(Update: The below decision was upheld by the BC Court of Appeal in December, 2011)
As I’ve previously written, the BC Privacy Act allows individuals to sue where their privacy is violated “wilfully and without a claim of right” by another person. This powerful law permits such lawsuits to succeed even where a Plaintiff cannot prove actual damages.
Despite the strength of the BC Privacy Act, relatively few reported decisions have been released applying this law in the years that it has been on the books. Useful reasons for judgement were released today by the BC Supreme Court, New Westminster Registry, applying this law in combination with a claim for damages for defamation.

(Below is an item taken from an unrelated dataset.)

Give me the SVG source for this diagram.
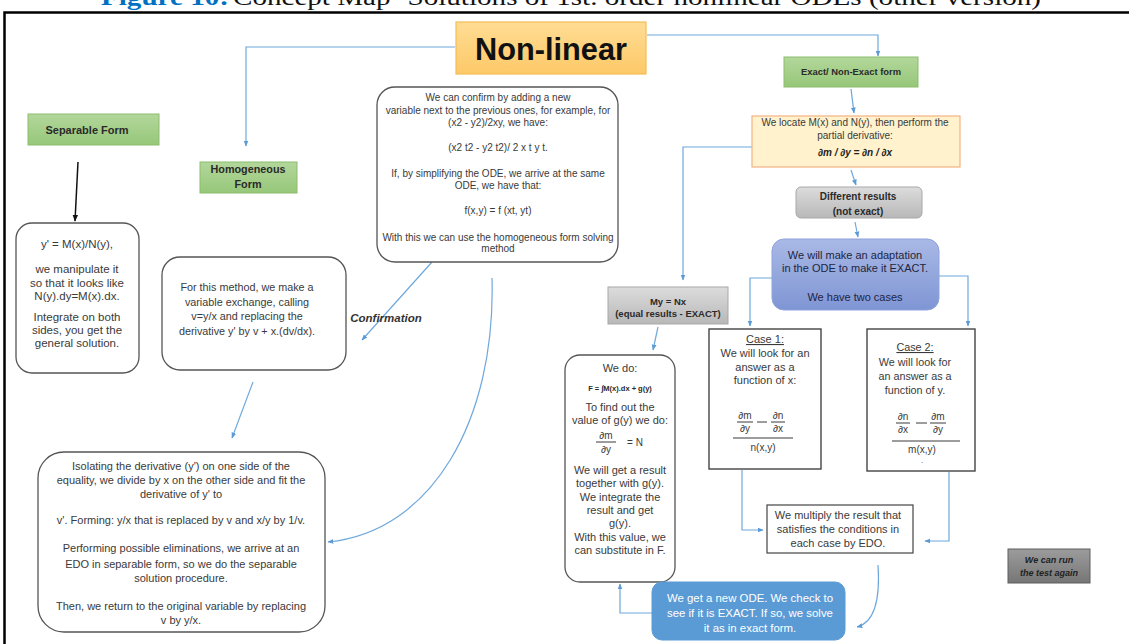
<svg xmlns="http://www.w3.org/2000/svg" width="1129" height="644" viewBox="0 0 1129 644">
<defs>
<style>
.t{font-family:"Liberation Sans",Arial,sans-serif;fill:#3a3a3a;text-anchor:middle;font-size:10px}
.b{font-weight:bold;fill:#2a2a2a}
.box{fill:#ffffff;stroke:#555;stroke-width:1.3}
.sq{fill:#ffffff;stroke:#444;stroke-width:1.4}
.green{fill:url(#gGreen);stroke:#8cbd6c;stroke-width:1}
.gray{fill:url(#gGray);stroke:#a8a8a8;stroke-width:1}
.c{fill:none;stroke:#6fa8dc;stroke-width:1.2;marker-end:url(#ah)}
.fl{stroke:#3a3a3a;stroke-width:1}
</style>
<marker id="ah" viewBox="0 0 10 10" refX="9" refY="5" markerWidth="6" markerHeight="6" orient="auto-start-reverse" markerUnits="userSpaceOnUse"><path d="M0,1 L10,5 L0,9 z" fill="#5b9bd5"/></marker>
<marker id="ahk" viewBox="0 0 10 10" refX="9" refY="5" markerWidth="7" markerHeight="7" orient="auto" markerUnits="userSpaceOnUse"><path d="M0,1 L10,5 L0,9 z" fill="#111"/></marker>
<linearGradient id="gGreen" x1="0" y1="0" x2="0" y2="1"><stop offset="0" stop-color="#b3d79b"/><stop offset="1" stop-color="#96c779"/></linearGradient>
<linearGradient id="gGray" x1="0" y1="0" x2="0" y2="1"><stop offset="0" stop-color="#dcdcdc"/><stop offset="1" stop-color="#b8b8b8"/></linearGradient>
<linearGradient id="gOrange" x1="0" y1="0" x2="0" y2="1"><stop offset="0" stop-color="#ffdc94"/><stop offset="1" stop-color="#fdc968"/></linearGradient>
<linearGradient id="gPurple" x1="0" y1="0" x2="0" y2="1"><stop offset="0" stop-color="#a9b9e6"/><stop offset="1" stop-color="#7f95d4"/></linearGradient>
<linearGradient id="gDark" x1="0" y1="0" x2="0" y2="1"><stop offset="0" stop-color="#9c9c9c"/><stop offset="1" stop-color="#767676"/></linearGradient>
</defs>
<rect width="1129" height="644" fill="#ffffff"/>
<!-- title (cut off at top in the reference) -->
<text x="101" y="5" font-family="'Liberation Serif',serif" font-size="24" font-weight="bold" fill="#0070c0" textLength="128" lengthAdjust="spacingAndGlyphs">Figure 10:</text>
<text x="233" y="5" font-family="'Liberation Serif',serif" font-size="24" fill="#111" textLength="808" lengthAdjust="spacingAndGlyphs">Concept Map- Solutions of 1st. order nonlinear ODEs (other version)</text>
<!-- frame -->
<rect x="4.5" y="12.5" width="1130" height="640" fill="none" stroke="#000" stroke-width="2.5"/>

<g id="connectors">
<path class="c" d="M455,47 H246 V146"/>
<path class="c" d="M647,35 H878 V56"/>
<path class="c" d="M851,89 L854,113"/>
<path class="c" d="M752,147 H683 V280"/>
<path class="c" d="M851,170 L856,185"/>
<path class="c" d="M855,222 L858,237"/>
<path class="c" d="M772,278 H750 V326"/>
<path class="c" d="M939,276 H968 V326"/>
<path class="c" d="M658,327 L653,350"/>
<path class="c" d="M742,470 V530 H763"/>
<path class="c" d="M949,472 V541 H925"/>
<path class="c" d="M878,565 C880,595 876,622 857,627"/>
<path class="c" d="M652,613 H620 V584"/>
<path class="c" d="M432,262 L362,340"/>
<path class="c" d="M253,382 L232,438"/>
<path class="c" d="M492,278 C496,420 432,532 328,542"/>
<path d="M78,162 L75,221" fill="none" stroke="#111" stroke-width="1.5" marker-end="url(#ahk)"/>
</g>

<g id="nonlinear">
<rect x="456" y="22" width="190" height="52" fill="url(#gOrange)" stroke="#f3bd55" stroke-width="1.2"/>
<text class="t b" x="551" y="60" style="font-size:32px;fill:#111" textLength="152" lengthAdjust="spacingAndGlyphs">Non-linear</text>
</g>

<g id="separable">
<rect class="green" x="28" y="114" width="131" height="31"/>
<text class="t b" x="87" y="134" style="font-size:11px">Separable Form</text>
</g>

<g id="separable-text">
<rect class="box" x="16" y="223" width="123" height="150" rx="16"/>
<text class="t" style="font-size:11.5px"><tspan x="77" y="248">y' = M(x)/N(y),</tspan><tspan x="77" y="273">we manipulate it</tspan><tspan x="77" y="287">so that it looks like</tspan><tspan x="77" y="300">N(y).dy=M(x).dx.</tspan><tspan x="77" y="321">Integrate on both</tspan><tspan x="77" y="334">sides, you get the</tspan><tspan x="77" y="347">general solution.</tspan></text>
</g>

<g id="homogeneous">
<rect class="green" x="200" y="162" width="97" height="31"/>
<text class="t b" style="font-size:10.8px"><tspan x="248" y="173">Homogeneous</tspan><tspan x="248" y="188">Form</tspan></text>
</g>

<g id="method">
<rect class="box" x="162" y="257" width="184" height="113" rx="18"/>
<text class="t" style="font-size:10.8px"><tspan x="247" y="291">For this method,  we make a</tspan><tspan x="247" y="306">variable exchange, calling</tspan><tspan x="247" y="320">v=y/x and replacing the</tspan><tspan x="247" y="335">derivative y' by v + x.(dv/dx).</tspan></text>
</g>

<g id="confirm">
<rect class="box" x="377" y="87" width="241" height="175" rx="18"/>
<text class="t" style="font-size:10px"><tspan x="498" y="101">We can confirm by adding a new</tspan><tspan x="498" y="114">variable next to the previous ones, for example, for</tspan><tspan x="498" y="126">(x2 - y2)/2xy, we have:</tspan><tspan x="498" y="151">(x2 t2 - y2 t2)/ 2 x t y t.</tspan><tspan x="498" y="177">If, by simplifying the ODE, we arrive at the same</tspan><tspan x="498" y="189">ODE, we have that:</tspan><tspan x="498" y="214">f(x,y) = f (xt, yt)</tspan><tspan x="498" y="241">With this we can use the homogeneous form solving</tspan><tspan x="498" y="252">method</tspan></text>
</g>

<g id="confirmation-label">
<text class="t b" x="386" y="322" style="font-size:11.5px;font-style:italic;fill:#333">Confirmation</text>
</g>

<g id="isolating">
<rect class="box" x="38" y="452" width="287" height="180" rx="26"/>
<text class="t" style="font-size:11px"><tspan x="181" y="470">Isolating the derivative (y') on one side of the</tspan><tspan x="181" y="484">equality, we divide by x on the  other side and fit the</tspan><tspan x="181" y="498">derivative of y' to</tspan><tspan x="181" y="524">v'. Forming: y/x that is replaced by v and x/y by 1/v.</tspan><tspan x="181" y="552">Performing possible eliminations, we arrive at an</tspan><tspan x="181" y="568">EDO in separable form, so we do the separable</tspan><tspan x="181" y="582">solution procedure.</tspan><tspan x="181" y="610">Then,  we  return to the original variable by replacing</tspan><tspan x="181" y="624">v by y/x.</tspan></text>
</g>

<g id="exact">
<rect class="green" x="784" y="57" width="134" height="30"/>
<text class="t b" x="851" y="75" style="font-size:9.4px">Exact/ Non-Exact form</text>
</g>

<g id="locate">
<rect x="752" y="116" width="208" height="51" fill="#fff2cc" stroke="#f4b183" stroke-width="1.2"/>
<text class="t" style="font-size:10px"><tspan x="855" y="126">We locate M(x) and N(y), then perform the</tspan><tspan x="855" y="139">partial derivative:</tspan></text>
<text class="t b" x="855" y="156" style="font-size:10px;font-style:italic;fill:#222">∂m / ∂y = ∂n / ∂x</text>
</g>

<g id="different">
<rect class="gray" x="796" y="187" width="126" height="31" rx="5"/>
<text class="t b" style="font-size:10px"><tspan x="858" y="200">Different results</tspan><tspan x="858" y="215">(not exact)</tspan></text>
</g>

<g id="adaptation">
<rect x="772" y="239" width="167" height="71" rx="12" fill="url(#gPurple)" stroke="#8fa3dc" stroke-width="1"/>
<text class="t" style="font-size:11px;fill:#1e2540"><tspan x="855" y="259">We will make an adaptation</tspan><tspan x="855" y="272">in the ODE to make it EXACT.</tspan><tspan x="855" y="301">We have two cases</tspan></text>
</g>

<g id="mynx">
<rect class="gray" x="608" y="287" width="120" height="37"/>
<text class="t b" style="font-size:9.5px"><tspan x="668" y="305">My = Nx</tspan><tspan x="668" y="317">(equal results - EXACT)</tspan></text>
</g>

<g id="wedo">
<rect class="box" x="565" y="355" width="110" height="227" rx="15"/>
<text class="t" style="font-size:11px"><tspan x="620" y="372">We do:</tspan></text>
<text class="t b" x="620" y="391" style="font-size:7.5px">F = ∫M(x).dx + g(y)</text>
<text class="t" style="font-size:11px"><tspan x="620" y="411">To find out the</tspan><tspan x="620" y="424">value of g(y) we do:</tspan></text>
<text class="t" x="606" y="439" style="font-size:10px">∂m</text>
<line class="fl" x1="596" y1="442" x2="616" y2="442"/>
<text class="t" x="606" y="453" style="font-size:10px">∂y</text>
<text class="t" x="635" y="446" style="font-size:10px">=  N</text>
<text class="t" style="font-size:11px"><tspan x="620" y="474">We will get a result</tspan><tspan x="620" y="487">together  with g(y).</tspan><tspan x="620" y="501">We integrate the</tspan><tspan x="620" y="514">result and get</tspan><tspan x="620" y="527">g(y).</tspan><tspan x="620" y="541">With this value, we</tspan><tspan x="620" y="554">can substitute in F.</tspan></text>
</g>

<g id="case1">
<rect class="sq" x="709" y="329" width="112" height="140"/>
<text class="t" style="font-size:11px"><tspan x="765" y="343" text-decoration="underline">Case 1:</tspan><tspan x="765" y="357">We will look for an</tspan><tspan x="765" y="371">answer as a</tspan><tspan x="765" y="384">function of x:</tspan></text>
<text class="t" x="745" y="419" style="font-size:10px">∂m</text>
<line class="fl" x1="737" y1="422" x2="753" y2="422"/>
<text class="t" x="745" y="432" style="font-size:10px">∂y</text>
<line class="fl" x1="757" y1="422" x2="767" y2="422" stroke-width="1.8"/>
<text class="t" x="778" y="419" style="font-size:10px">∂n</text>
<line class="fl" x1="771" y1="422" x2="785" y2="422"/>
<text class="t" x="778" y="432" style="font-size:10px">∂x</text>
<line class="fl" x1="733" y1="438" x2="793" y2="438"/>
<text class="t" x="763" y="451" style="font-size:10px">n(x,y)</text>
</g>

<g id="case2">
<rect class="sq" x="867" y="329" width="108" height="142"/>
<text class="t" style="font-size:10.8px"><tspan x="915" y="351" text-decoration="underline">Case 2:</tspan><tspan x="915" y="366">We will look for</tspan><tspan x="915" y="380">an answer as a</tspan><tspan x="915" y="394">function of y.</tspan></text>
<text class="t" x="903" y="420" style="font-size:10px">∂n</text>
<line class="fl" x1="896" y1="423" x2="910" y2="423"/>
<text class="t" x="903" y="433" style="font-size:10px">∂x</text>
<line class="fl" x1="916" y1="423" x2="927" y2="423" stroke-width="1.8"/>
<text class="t" x="938" y="420" style="font-size:10px">∂m</text>
<line class="fl" x1="930" y1="423" x2="946" y2="423"/>
<text class="t" x="938" y="433" style="font-size:10px">∂y</text>
<line class="fl" x1="892" y1="441" x2="960" y2="441"/>
<text class="t" x="922" y="453" style="font-size:10px">m(x,y)</text>
<text class="t" x="922" y="463" style="font-size:8px">.</text>
</g>

<g id="multiply">
<rect class="sq" x="767" y="505" width="146" height="48" style="stroke-width:1.2"/>
<text class="t" style="font-size:11px"><tspan x="838" y="519">We multiply the  result that</tspan><tspan x="838" y="533">satisfies the conditions in</tspan><tspan x="838" y="547">each case by EDO.</tspan></text>
</g>

<g id="newode">
<rect x="652" y="582" width="193" height="58" rx="10" fill="#5b9bd5" stroke="#5b9bd5"/>
<text class="t" style="font-size:11.4px;fill:#fff"><tspan x="750" y="602">We get a new ODE. We check to</tspan><tspan x="750" y="617">see if it is EXACT. If so, we solve</tspan><tspan x="750" y="632">it as in exact form.</tspan></text>
</g>

<g id="runagain">
<rect x="1008" y="549" width="82" height="34" fill="url(#gDark)" stroke="#5e5e5e" stroke-width="1"/>
<text class="t b" style="font-size:9px;font-style:italic;fill:#222"><tspan x="1049" y="563">We can run</tspan><tspan x="1049" y="576">the test again</tspan></text>
</g>
</svg>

In today’s case (Nesbitt v. Neufeld) the Plaintiff and Defendant were involved in “protracted family litigation” During the course of that litigation one of the parties “resorted to out-of-court publications that are plainly private to the litigants“. The reasons for judgement are worth reviewing in full for the details but these apparently included “private communications…released to third parties and made available to the public (including)…a YouTube video…a website…a Facebook Page…(and) a letter to the Ministry of Child and Family Development”
The victim sued arguing she was defamed and further that her privacy rights were unreasonably violated. Mr. Justice Crawford agreed and awarded the Plaintiff $40,000 in damages. In reaching this award the Court provided the following reasons:
 The B.C. Court of Appeal in Davis v. McArthur (1970), 17 D.L.R. (3d) 760,  B.C.J. No. 664 (QL) (C.A.), said this in the course of its judgment at para. 9 of QL:
To constitute the tort [of violation of privacy] the violation must be committed “wilfully and without a claim of right”. The nature and degree of privacy to which the person is entitled in any situation or in relation to any matter is fully set out in s-s (2) [now ss. 1(2) and 1(3)] and, in my opinion, no useful purpose would be served in attempting to elaborate upon the words contained therein. Regard must be had to the provisions of the subsection as a whole. It is plain that whether there has been a violation of privacy of another must be decided on the particular facts of each case. As the learned Judge below said in his reasons for judgment [10 D.L.R. (3d) 250 at p. 255, 72 W.W.R. 69]: “It is necessary to consider all of the circumstances before determining ‘The nature and degree of privacy to which a person is entitled,’ s. 2(2) [now ss. 1(2) and 1(3)].
 In Hollinsworth v. BCTV, a division of Westcom T.V. Group Ltd. (1999), 59 B.C.L.R. (3d) 121, 113 B.C.A.C. 304, the Court of Appeal defined the term “wilfully” to mean “an intention to do an act which the person doing the act knew or should have known would violate the privacy of another person” (at para. 29 of B.C.L.R.).
 Dr. Nesbitt’s use of the private correspondence between Ms. Neufeld and Ms. X was a deliberate act that violated Ms. Neufeld’s privacy. The communications were extremely personal…
 Had Dr. Nesbitt restricted his communications within the confines of the family court litigation where he had counsel to advise him of the bounds of legitimate expression of his opinions, the issues before me in this proceeding might not have arisen. I say “might” because I note that certain publications of Dr. Nesbitt prompted an application to the family court that resulted in a consent order made on September 8, 2008 before Master Caldwell restraining Dr. Nesbitt from making further improper communications…
 The reality is that Dr. Nesbitt has taken his battle with Ms. Neufeld over custody and access far outside the ordinary confines of the family court litigation. Even worse his lack of appreciation for the proper boundaries of communication of his opinions has spread to besmirch persons that are friends of Ms. Neufeld.
 Dr. Nesbitt disclosed matters private to the parties in a manner that defamed Ms. Neufeld; he is the publisher of the defamatory materials at issue.
 For breach of privacy and the defamation aspects of the defendant’s claim, I set that amount at $40,000.
 I only limit the defamation damages due to the fact that while it is plainly publication to the world in the sense the defamatory materials were put on the Internet, Ms. Neufeld indicated there has been little personal or professional backlash. Indeed, if I read between the lines, the communications to the Rotary Club, the Ministry and the Child’s doctor were treated with the disdain they deserved.
The Court went on to award the victim ‘special costs’ in order to rebuke the other parties ‘reprehensible conduct‘. The ease created by social media platforms in allowing individuals to quickly publish material to the Internet will likely make claims such as these more prevalent in the years to come. With this, damage awards for privacy violations will hopefully be shaped into predictable ranges.